Later on in the conference, National Justice Correspondent at NPR Carrie Johnson facilitated a conversation including two participants of the T.R.U.E. program: Chris Belcher, resident, mentee, and CPE student; and Jermaine Young, resident and mentor.
Young, one of the original T.R.U.E. mentors, pointed to the fact that the program can be mentally and emotionally draining but explained that ultimately the gratification of seeing the mentees succeed makes the difficulties worth it.
“Being a mentor is about teaching as well as being taught, or at least wanting to be taught…teaching them about how to be a human being again.” Young said. “Because we throw that word ‘human being’ around a lot, as well as dignity…[the] first step in jail is that your dignity is eviscerated at the door. So we try to restore that back by the programs the mentors have created as well as facilitated…. You have to create a culture where people are treated like human beings, and then they’ll act like human beings.”
Belcher spoke of his experience as a mentee in the program.
“I’ve learned to place people at a higher value,” Belcher said. “Before coming to prison, I told myself that I would never find myself in this system…. Basically what I wanted to do here is make true changes to myself and help other people change so I could be a success story to show those who have been marginalized and counted out that there is a way to beat the odds. A lot of us just want to be a part of something. In our communities, it’s rare that you find something positive to be a part of.”
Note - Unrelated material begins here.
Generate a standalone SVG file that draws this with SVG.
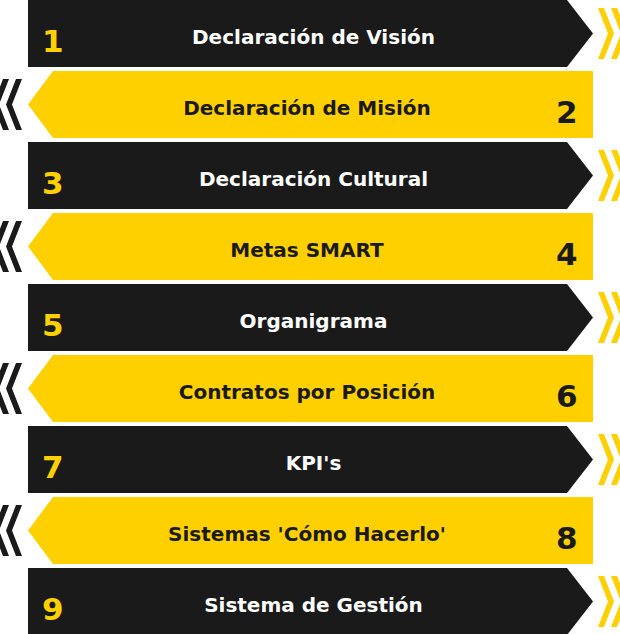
<svg xmlns="http://www.w3.org/2000/svg" width="620" height="634" viewBox="0 0 620 634">
<style>
.dk{fill:#1a1a1a}
.yl{fill:#ffd000}
.t{font-family:"DejaVu Sans",sans-serif;font-weight:bold;font-size:20px;text-anchor:middle}
.n{font-family:"DejaVu Sans",sans-serif;font-weight:bold;font-size:31px}
.tw{fill:#ffffff}
.td{fill:#1a1a1a}
.ny{fill:#ffd000}
</style>
<defs>
<g id="dband"><polygon points="28,0 567,0 593,33.5 567,67 28,67"/></g>
<g id="yband"><polygon points="53,0 593,0 593,67 53,67 28,33.5"/></g>
<g id="rchev"><polygon points="598,8 604,8 614,33.5 604,59 598,59 608,33.5"/><polygon points="611,8 617,8 627,33.5 617,59 611,59 621,33.5"/></g>
<g id="lchev"><polygon points="22,8 16,8 6,33.5 16,59 22,59 12,33.5"/><polygon points="9,8 3,8 -7,33.5 3,59 9,59 -1,33.5"/></g>
</defs>
<g id="node1" transform="translate(0,0)">
<use href="#dband" class="dk"/><use href="#rchev" class="yl"/>
<text x="42" y="52" class="n ny">1</text><text x="313.5" y="44" class="t tw">Declaración de Visión</text>
</g>
<g id="node2" transform="translate(0,71)">
<use href="#yband" class="yl"/><use href="#lchev" class="dk"/>
<text x="556" y="52" class="n td">2</text><text x="307" y="44" class="t td">Declaración de Misión</text>
</g>
<g id="node3" transform="translate(0,142)">
<use href="#dband" class="dk"/><use href="#rchev" class="yl"/>
<text x="42" y="52" class="n ny">3</text><text x="313.5" y="44" class="t tw">Declaración Cultural</text>
</g>
<g id="node4" transform="translate(0,213)">
<use href="#yband" class="yl"/><use href="#lchev" class="dk"/>
<text x="556" y="52" class="n td">4</text><text x="307" y="44" class="t td">Metas SMART</text>
</g>
<g id="node5" transform="translate(0,284)">
<use href="#dband" class="dk"/><use href="#rchev" class="yl"/>
<text x="42" y="52" class="n ny">5</text><text x="313.5" y="44" class="t tw">Organigrama</text>
</g>
<g id="node6" transform="translate(0,355)">
<use href="#yband" class="yl"/><use href="#lchev" class="dk"/>
<text x="556" y="52" class="n td">6</text><text x="307" y="44" class="t td">Contratos por Posición</text>
</g>
<g id="node7" transform="translate(0,426)">
<use href="#dband" class="dk"/><use href="#rchev" class="yl"/>
<text x="42" y="52" class="n ny">7</text><text x="313.5" y="44" class="t tw">KPI's</text>
</g>
<g id="node8" transform="translate(0,497)">
<use href="#yband" class="yl"/><use href="#lchev" class="dk"/>
<text x="556" y="52" class="n td">8</text><text x="307" y="44" class="t td">Sistemas 'Cómo Hacerlo'</text>
</g>
<g id="node9" transform="translate(0,568)">
<use href="#dband" class="dk"/><use href="#rchev" class="yl"/>
<text x="42" y="52" class="n ny">9</text><text x="313.5" y="44" class="t tw">Sistema de Gestión</text>
</g>
<g id="connectors"/>
</svg>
Towards the end of the event, Baz Dreisinger, Founding Academic Director of John Jay’s Prison-to-College Pipeline, moderated a panel which included two additional T.R.U.E. mentees and CPE students: Robert Bullock and Abbas Mohamad.
Part of this panel was a discussion of the intersection between education and ending mass incarceration. Mohamad spoke of the opportunities that education can afford.
“Education allows us to make better choices in life…. I think education buys you options. After I get out, it allows me to have a better choice at getting employment,” Mohamad said.
The Oct. 10 event coincided with Vera’s release of a report from their Reimaging Prison Project. According to this report, the United States holds 2.2 million people behind bars with jails and prisons combined. While Black Americans comprise 13 percent of the nation’s population, they comprise more than 35 percent of the prison population.
“It is time to acknowledge that the United States has used incarceration as a tool of racial subordination—and to radically alter how prisons function by infusing human dignity into every aspect of correctional operations,” the report states.
The vision of the Reimagining Prison Project includes a crucial sense of urgency.
“The time is now to cease tinkering at the margins, and to drive fundamental change in American prisons,” the Vera website reads.